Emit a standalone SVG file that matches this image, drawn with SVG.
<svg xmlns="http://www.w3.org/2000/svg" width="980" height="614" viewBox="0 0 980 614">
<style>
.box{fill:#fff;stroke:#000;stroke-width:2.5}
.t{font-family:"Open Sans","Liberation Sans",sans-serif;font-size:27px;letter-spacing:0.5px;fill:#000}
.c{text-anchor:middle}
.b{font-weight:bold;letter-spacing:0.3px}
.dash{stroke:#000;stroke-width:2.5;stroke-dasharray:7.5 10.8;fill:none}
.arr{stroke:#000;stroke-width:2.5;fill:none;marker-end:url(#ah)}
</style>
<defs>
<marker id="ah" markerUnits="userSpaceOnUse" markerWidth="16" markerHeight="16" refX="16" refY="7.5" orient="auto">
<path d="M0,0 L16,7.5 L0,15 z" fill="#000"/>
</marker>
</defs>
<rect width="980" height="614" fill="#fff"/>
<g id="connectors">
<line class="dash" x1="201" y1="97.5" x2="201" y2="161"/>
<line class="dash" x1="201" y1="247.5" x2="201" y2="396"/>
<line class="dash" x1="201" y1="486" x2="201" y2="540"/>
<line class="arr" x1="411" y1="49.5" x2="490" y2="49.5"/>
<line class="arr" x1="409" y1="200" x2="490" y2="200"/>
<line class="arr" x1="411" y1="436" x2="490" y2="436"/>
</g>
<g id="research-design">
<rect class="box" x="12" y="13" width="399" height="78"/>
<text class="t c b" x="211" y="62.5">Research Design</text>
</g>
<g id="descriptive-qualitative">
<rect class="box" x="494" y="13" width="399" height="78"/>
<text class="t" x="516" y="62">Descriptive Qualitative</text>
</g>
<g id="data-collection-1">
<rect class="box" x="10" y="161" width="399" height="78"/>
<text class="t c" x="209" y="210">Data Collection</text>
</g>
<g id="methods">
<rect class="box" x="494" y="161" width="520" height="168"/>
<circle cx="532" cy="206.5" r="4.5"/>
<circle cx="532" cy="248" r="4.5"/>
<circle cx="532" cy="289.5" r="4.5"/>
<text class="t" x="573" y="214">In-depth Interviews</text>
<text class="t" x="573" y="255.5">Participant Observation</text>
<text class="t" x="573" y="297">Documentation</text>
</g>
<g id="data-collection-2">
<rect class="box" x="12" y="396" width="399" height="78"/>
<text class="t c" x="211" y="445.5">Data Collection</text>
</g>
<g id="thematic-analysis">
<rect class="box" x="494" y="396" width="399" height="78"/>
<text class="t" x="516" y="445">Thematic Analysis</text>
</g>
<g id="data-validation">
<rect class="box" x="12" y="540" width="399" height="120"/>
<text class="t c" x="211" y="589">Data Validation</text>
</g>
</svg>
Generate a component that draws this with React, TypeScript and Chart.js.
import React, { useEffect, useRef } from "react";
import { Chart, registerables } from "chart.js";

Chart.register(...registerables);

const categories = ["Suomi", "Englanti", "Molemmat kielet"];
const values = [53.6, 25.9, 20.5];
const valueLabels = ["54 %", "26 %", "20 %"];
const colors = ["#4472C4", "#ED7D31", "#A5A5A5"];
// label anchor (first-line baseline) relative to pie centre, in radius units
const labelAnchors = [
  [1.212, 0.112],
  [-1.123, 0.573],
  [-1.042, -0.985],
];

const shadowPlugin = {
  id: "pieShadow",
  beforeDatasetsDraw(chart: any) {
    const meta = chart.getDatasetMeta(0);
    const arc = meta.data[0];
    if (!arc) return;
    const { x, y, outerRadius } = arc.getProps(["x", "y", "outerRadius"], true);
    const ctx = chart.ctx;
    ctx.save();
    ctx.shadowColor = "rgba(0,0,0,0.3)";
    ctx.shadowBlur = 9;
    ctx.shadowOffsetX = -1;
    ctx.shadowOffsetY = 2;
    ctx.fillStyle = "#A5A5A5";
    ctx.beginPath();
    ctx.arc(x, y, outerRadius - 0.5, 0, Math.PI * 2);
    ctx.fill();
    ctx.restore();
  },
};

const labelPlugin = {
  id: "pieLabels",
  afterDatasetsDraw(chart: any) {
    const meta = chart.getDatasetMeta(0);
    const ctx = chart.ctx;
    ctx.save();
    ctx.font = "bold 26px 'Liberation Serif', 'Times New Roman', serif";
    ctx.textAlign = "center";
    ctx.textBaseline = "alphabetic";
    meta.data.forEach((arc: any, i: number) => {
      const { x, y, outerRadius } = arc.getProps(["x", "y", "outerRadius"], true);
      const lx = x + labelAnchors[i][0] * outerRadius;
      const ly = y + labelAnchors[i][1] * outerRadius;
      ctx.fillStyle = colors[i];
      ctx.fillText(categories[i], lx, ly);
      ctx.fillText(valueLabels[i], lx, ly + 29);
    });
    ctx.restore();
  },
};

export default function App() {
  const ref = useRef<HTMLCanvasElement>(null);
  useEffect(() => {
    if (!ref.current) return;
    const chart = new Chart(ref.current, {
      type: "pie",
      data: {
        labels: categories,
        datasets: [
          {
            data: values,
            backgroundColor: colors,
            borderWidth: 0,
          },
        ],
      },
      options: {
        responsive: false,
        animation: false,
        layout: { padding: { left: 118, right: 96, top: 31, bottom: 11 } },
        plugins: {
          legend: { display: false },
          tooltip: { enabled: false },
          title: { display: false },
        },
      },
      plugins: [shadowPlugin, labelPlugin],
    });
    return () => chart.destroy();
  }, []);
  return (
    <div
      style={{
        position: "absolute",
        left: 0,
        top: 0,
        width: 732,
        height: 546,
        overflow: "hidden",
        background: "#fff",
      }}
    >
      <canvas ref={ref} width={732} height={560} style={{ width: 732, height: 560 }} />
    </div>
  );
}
---------------
Your goal —
Write every entry out again exactly.

Right answer —
Emit a standalone SVG file that matches this image, drawn with SVG.
<svg xmlns="http://www.w3.org/2000/svg" width="980" height="614" viewBox="0 0 980 614">
<style>
.box{fill:#fff;stroke:#000;stroke-width:2.5}
.t{font-family:"Open Sans","Liberation Sans",sans-serif;font-size:27px;letter-spacing:0.5px;fill:#000}
.c{text-anchor:middle}
.b{font-weight:bold;letter-spacing:0.3px}
.dash{stroke:#000;stroke-width:2.5;stroke-dasharray:7.5 10.8;fill:none}
.arr{stroke:#000;stroke-width:2.5;fill:none;marker-end:url(#ah)}
</style>
<defs>
<marker id="ah" markerUnits="userSpaceOnUse" markerWidth="16" markerHeight="16" refX="16" refY="7.5" orient="auto">
<path d="M0,0 L16,7.5 L0,15 z" fill="#000"/>
</marker>
</defs>
<rect width="980" height="614" fill="#fff"/>
<g id="connectors">
<line class="dash" x1="201" y1="97.5" x2="201" y2="161"/>
<line class="dash" x1="201" y1="247.5" x2="201" y2="396"/>
<line class="dash" x1="201" y1="486" x2="201" y2="540"/>
<line class="arr" x1="411" y1="49.5" x2="490" y2="49.5"/>
<line class="arr" x1="409" y1="200" x2="490" y2="200"/>
<line class="arr" x1="411" y1="436" x2="490" y2="436"/>
</g>
<g id="research-design">
<rect class="box" x="12" y="13" width="399" height="78"/>
<text class="t c b" x="211" y="62.5">Research Design</text>
</g>
<g id="descriptive-qualitative">
<rect class="box" x="494" y="13" width="399" height="78"/>
<text class="t" x="516" y="62">Descriptive Qualitative</text>
</g>
<g id="data-collection-1">
<rect class="box" x="10" y="161" width="399" height="78"/>
<text class="t c" x="209" y="210">Data Collection</text>
</g>
<g id="methods">
<rect class="box" x="494" y="161" width="520" height="168"/>
<circle cx="532" cy="206.5" r="4.5"/>
<circle cx="532" cy="248" r="4.5"/>
<circle cx="532" cy="289.5" r="4.5"/>
<text class="t" x="573" y="214">In-depth Interviews</text>
<text class="t" x="573" y="255.5">Participant Observation</text>
<text class="t" x="573" y="297">Documentation</text>
</g>
<g id="data-collection-2">
<rect class="box" x="12" y="396" width="399" height="78"/>
<text class="t c" x="211" y="445.5">Data Collection</text>
</g>
<g id="thematic-analysis">
<rect class="box" x="494" y="396" width="399" height="78"/>
<text class="t" x="516" y="445">Thematic Analysis</text>
</g>
<g id="data-validation">
<rect class="box" x="12" y="540" width="399" height="120"/>
<text class="t c" x="211" y="589">Data Validation</text>
</g>
</svg>
Generate a component that draws this with React, TypeScript and Chart.js.
import React, { useEffect, useRef } from "react";
import { Chart, registerables } from "chart.js";

Chart.register(...registerables);

const categories = ["Suomi", "Englanti", "Molemmat kielet"];
const values = [53.6, 25.9, 20.5];
const valueLabels = ["54 %", "26 %", "20 %"];
const colors = ["#4472C4", "#ED7D31", "#A5A5A5"];
// label anchor (first-line baseline) relative to pie centre, in radius units
const labelAnchors = [
  [1.212, 0.112],
  [-1.123, 0.573],
  [-1.042, -0.985],
];

const shadowPlugin = {
  id: "pieShadow",
  beforeDatasetsDraw(chart: any) {
    const meta = chart.getDatasetMeta(0);
    const arc = meta.data[0];
    if (!arc) return;
    const { x, y, outerRadius } = arc.getProps(["x", "y", "outerRadius"], true);
    const ctx = chart.ctx;
    ctx.save();
    ctx.shadowColor = "rgba(0,0,0,0.3)";
    ctx.shadowBlur = 9;
    ctx.shadowOffsetX = -1;
    ctx.shadowOffsetY = 2;
    ctx.fillStyle = "#A5A5A5";
    ctx.beginPath();
    ctx.arc(x, y, outerRadius - 0.5, 0, Math.PI * 2);
    ctx.fill();
    ctx.restore();
  },
};

const labelPlugin = {
  id: "pieLabels",
  afterDatasetsDraw(chart: any) {
    const meta = chart.getDatasetMeta(0);
    const ctx = chart.ctx;
    ctx.save();
    ctx.font = "bold 26px 'Liberation Serif', 'Times New Roman', serif";
    ctx.textAlign = "center";
    ctx.textBaseline = "alphabetic";
    meta.data.forEach((arc: any, i: number) => {
      const { x, y, outerRadius } = arc.getProps(["x", "y", "outerRadius"], true);
      const lx = x + labelAnchors[i][0] * outerRadius;
      const ly = y + labelAnchors[i][1] * outerRadius;
      ctx.fillStyle = colors[i];
      ctx.fillText(categories[i], lx, ly);
      ctx.fillText(valueLabels[i], lx, ly + 29);
    });
    ctx.restore();
  },
};

export default function App() {
  const ref = useRef<HTMLCanvasElement>(null);
  useEffect(() => {
    if (!ref.current) return;
    const chart = new Chart(ref.current, {
      type: "pie",
      data: {
        labels: categories,
        datasets: [
          {
            data: values,
            backgroundColor: colors,
            borderWidth: 0,
          },
        ],
      },
      options: {
        responsive: false,
        animation: false,
        layout: { padding: { left: 118, right: 96, top: 31, bottom: 11 } },
        plugins: {
          legend: { display: false },
          tooltip: { enabled: false },
          title: { display: false },
        },
      },
      plugins: [shadowPlugin, labelPlugin],
    });
    return () => chart.destroy();
  }, []);
  return (
    <div
      style={{
        position: "absolute",
        left: 0,
        top: 0,
        width: 732,
        height: 546,
        overflow: "hidden",
        background: "#fff",
      }}
    >
      <canvas ref={ref} width={732} height={560} style={{ width: 732, height: 560 }} />
    </div>
  );
}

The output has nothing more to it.